Mute button “trickeration”

Let’s celebrate one of the most important inventors of all time. Not Edison, Guttenberg or Ford, although they all have their followers. In fact, the genius being honored today makes the creators of the light bulb, the printing press and the assembly line look about as sharp as a beach ball. He was an intellectual’s intellectual. Please join me in celebrating the 60th anniversary of Eugene McDonald, Jr. and the development of the television remote control.

The story is that back in 1950 McDonald, who started the Zenith Corporation, thought it would be nice to let television viewers change channels without getting off of the couch. Of course, a cord tethered the first “clicker” to the TV, but, hey, the device revolutionized the life of adolescents everywhere – they no longer had to change channels for their fathers. In an amazing case of foreshadowing, McDonald called the innovation Lazy Bones.

At no point is the remote control more valuable than fall. Football is in full swing, the basketball and hockey season have just started and baseball and NASCAR are winding down. It’s in October and November when wins and losses don’t count to viewers; what is really important is how fast you can navigate through all of the sports channels.

With my remote, I can blitz through games, highlights and stats with the speed of a Brett Favre text message. I can follow multiple games at once without a ticket and without even spilling my nachos. The remote is one of the greatest technological advancements of our time. Especially when you consider one seemingly insignificant feature: the mute button.

My mute button gets a workout in autumn (especially considering the avalanche of political advertisements). But here’s the real reason: even long after Harry Caray has gone on to the broadcast booth/brewery in the sky, I find myself muting sportscasters who are mutilating our language.

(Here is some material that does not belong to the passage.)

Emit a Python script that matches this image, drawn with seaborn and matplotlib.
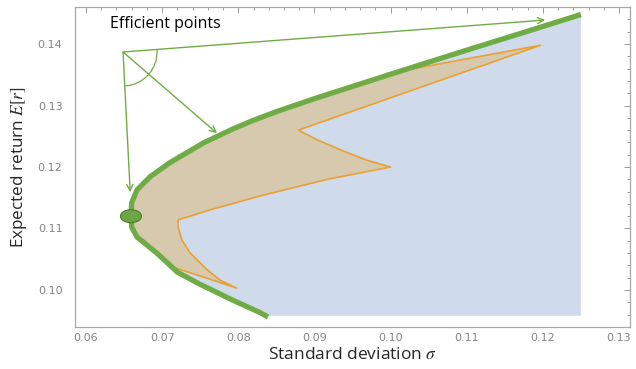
import matplotlib
matplotlib.use("Agg")
import numpy as np
import pandas as pd
import seaborn as sns
import matplotlib.pyplot as plt
from matplotlib.patches import Arc, Ellipse
from matplotlib.ticker import MultipleLocator, FormatStrFormatter

# ---------------- data ----------------
frontier_sigma = [0.0839, 0.0829, 0.0790, 0.0747, 0.0720, 0.0693, 0.0667, 0.0660,
                  0.0659, 0.0660, 0.0667, 0.0684, 0.0710, 0.0754, 0.0793, 0.0820,
                  0.0850, 0.0902, 0.0950, 0.1013, 0.1100, 0.1178, 0.1250]
frontier_mu = [0.0956, 0.0963, 0.0985, 0.1011, 0.1029, 0.1060, 0.1086, 0.1102,
               0.1120, 0.1142, 0.1163, 0.1184, 0.1207, 0.1239, 0.1262, 0.1276,
               0.1290, 0.1312, 0.1331, 0.1356, 0.1390, 0.1420, 0.1448]

# inner (orange) boundary of the tan region, from upper join to lower join
orange_sigma = [0.0995, 0.1197, 0.0879, 0.0904, 0.0938, 0.0969, 0.1000, 0.0917,
                0.0829, 0.0765, 0.0721, 0.0721, 0.0726, 0.0737, 0.0759, 0.0776,
                0.0798, 0.0717]
orange_mu = [0.1352, 0.1398, 0.1260, 0.1244, 0.1226, 0.1211, 0.1200, 0.1180,
             0.1153, 0.1131, 0.1114, 0.1102, 0.1081, 0.1060, 0.1033, 0.1016,
             0.1003, 0.1036]

region_sigma_max = 0.1250
region_mu_min = 0.0958

minvar_sigma = 0.0659
minvar_mu = 0.1120

label_text = "Efficient points"
arrow_origin = (0.06486, 0.1387)
arrow_targets_sigma = [0.1203, 0.0772, 0.0658]
arrow_targets_mu = [0.1439, 0.1255, 0.1159]

x_ticks = [0.06, 0.07, 0.08, 0.09, 0.10, 0.11, 0.12, 0.13]
y_ticks = [0.10, 0.11, 0.12, 0.13, 0.14]

# ---------------- styling ----------------
GREEN = "#6fac46"
ORANGE = "#e9a035"
TAN = "#d6c9ad"
BLUE = "#cfdbea"

sns.set_theme(style="white")
plt.rcParams["font.family"] = ["DejaVu Sans"]
plt.rcParams["mathtext.fontset"] = "stix"

fig = plt.figure(figsize=(6.36, 3.69), dpi=100)
ax = fig.add_axes([75 / 636, 1 - 327 / 369, 555 / 636, 320 / 369])

fs = np.array(frontier_sigma)
fm = np.array(frontier_mu)

# blue feasible region
ax.fill(np.r_[fs, region_sigma_max, fs[0]],
        np.r_[fm, region_mu_min, region_mu_min],
        color=BLUE, lw=0, zorder=1)

# tan region: orange inner boundary + frontier segment between joins
osg = np.array(orange_sigma)
omu = np.array(orange_mu)
mask = (fm > omu[-1]) & (fm < omu[0])
ax.fill(np.r_[osg, fs[mask]], np.r_[omu, fm[mask]], color=TAN, lw=0, zorder=2)

sns.lineplot(x=osg, y=omu, sort=False, estimator=None, color=ORANGE, lw=1.2,
             ax=ax, zorder=3)
sns.lineplot(x=fs, y=fm, sort=False, estimator=None, color=GREEN, lw=3.8,
             ax=ax, zorder=4, solid_capstyle="butt")

# minimum-variance point
ax.add_patch(Ellipse((minvar_sigma, minvar_mu), width=21 / 7610, height=13 / 6150,
                     facecolor="#6ea646", edgecolor="#4a7a2c", lw=0.8, zorder=5))

# arrows and angle arc
for tx, ty in zip(arrow_targets_sigma, arrow_targets_mu):
    ax.annotate("", xy=(tx, ty), xytext=arrow_origin,
                arrowprops=dict(arrowstyle="->", color=GREEN, lw=1.0,
                                mutation_scale=11, shrinkA=0, shrinkB=0),
                zorder=6)
ax.add_patch(Arc(arrow_origin, width=2 * 34 / 7610, height=2 * 34 / 6150,
                 theta1=-87, theta2=4.3, color=GREEN, lw=0.9, zorder=6))

ax.text(0.06315, 0.1432, label_text, fontsize=11.5, color="black",
        ha="left", va="center", family=["Open Sans", "DejaVu Sans"])

# axes
ax.set_xlim(0.05855, 0.13145)
ax.set_ylim(0.09398, 0.14602)
ax.set_xticks(x_ticks)
ax.set_yticks(y_ticks)
ax.xaxis.set_minor_locator(MultipleLocator(0.002))
ax.yaxis.set_minor_locator(MultipleLocator(0.002))
ax.xaxis.set_major_formatter(FormatStrFormatter("%.2f"))
ax.yaxis.set_major_formatter(FormatStrFormatter("%.2f"))
ax.tick_params(which="both", direction="in", top=True, right=True,
               color="#9a9a9a", width=0.7, labelcolor="#858585",
               labelsize=8)
ax.tick_params(which="major", length=4)
ax.tick_params(which="minor", length=2)
ax.tick_params(axis="y", pad=9)
ax.tick_params(axis="x", pad=4)
for sp in ax.spines.values():
    sp.set_color("#a8a8a8")
    sp.set_linewidth(0.9)

ax.set_xlabel(r"Standard deviation $\sigma$", fontsize=12.5,
              family=["Open Sans", "DejaVu Sans"], labelpad=3)
ax.set_ylabel(r"Expected return $E[r]$", fontsize=12.3,
              family=["Open Sans", "DejaVu Sans"], labelpad=6)

fig.savefig("out.png", dpi=100)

It used to be that announcers were professionals – graduates of broadcasting schools with an excellent grasp of the language, but with the proliferation of cable and ESPN, anybody who has every taken to the field, track, court or ice thinks they have what it takes to comment on the sports I’m watching. What they are actually doing is sounding dumb and making me long for political ads. We’re getting announcers instead of pronouncers.

Once an ex-jock slaps on a headset and uses some word that he thinks makes him sound smart, he causes the ears of grammar teachers all over the country to start bleeding and sends me diving for the mute button.

Just last weekend, I heard of a football team using “trickeration.” Umm, I think it is trickery. I saw a hockey player make a sliding block and heard the analyst say, “He defensed that play perfectly.” Where’s my mute button?

Former track stars “medaled” at the Olympics. Is that like the meddling kids that villains on Scooby-Doo always talked about? Teams and players come to “agreeance” on a new contract. I bet Mr. McDonald is turning over in his grave. I’m sure it’s “impacted” his eternal rest.

I asked a friend of mine who is the voice of a Big East Conference football team (and one of those college-educated sports announcers) what’s going on. He told me that the players-turned-broadcasters spend too much time around coaches. As we all know, coaches have Shakespearean grasps of the language. It rubs off and spills out into the airwaves, making a huge mess.

But, with my finger on the silence button, I still watch sports, finger on the button. And should some former athlete start fumbling English, I’m on it faster than a split infinitive. Let the mutification begin.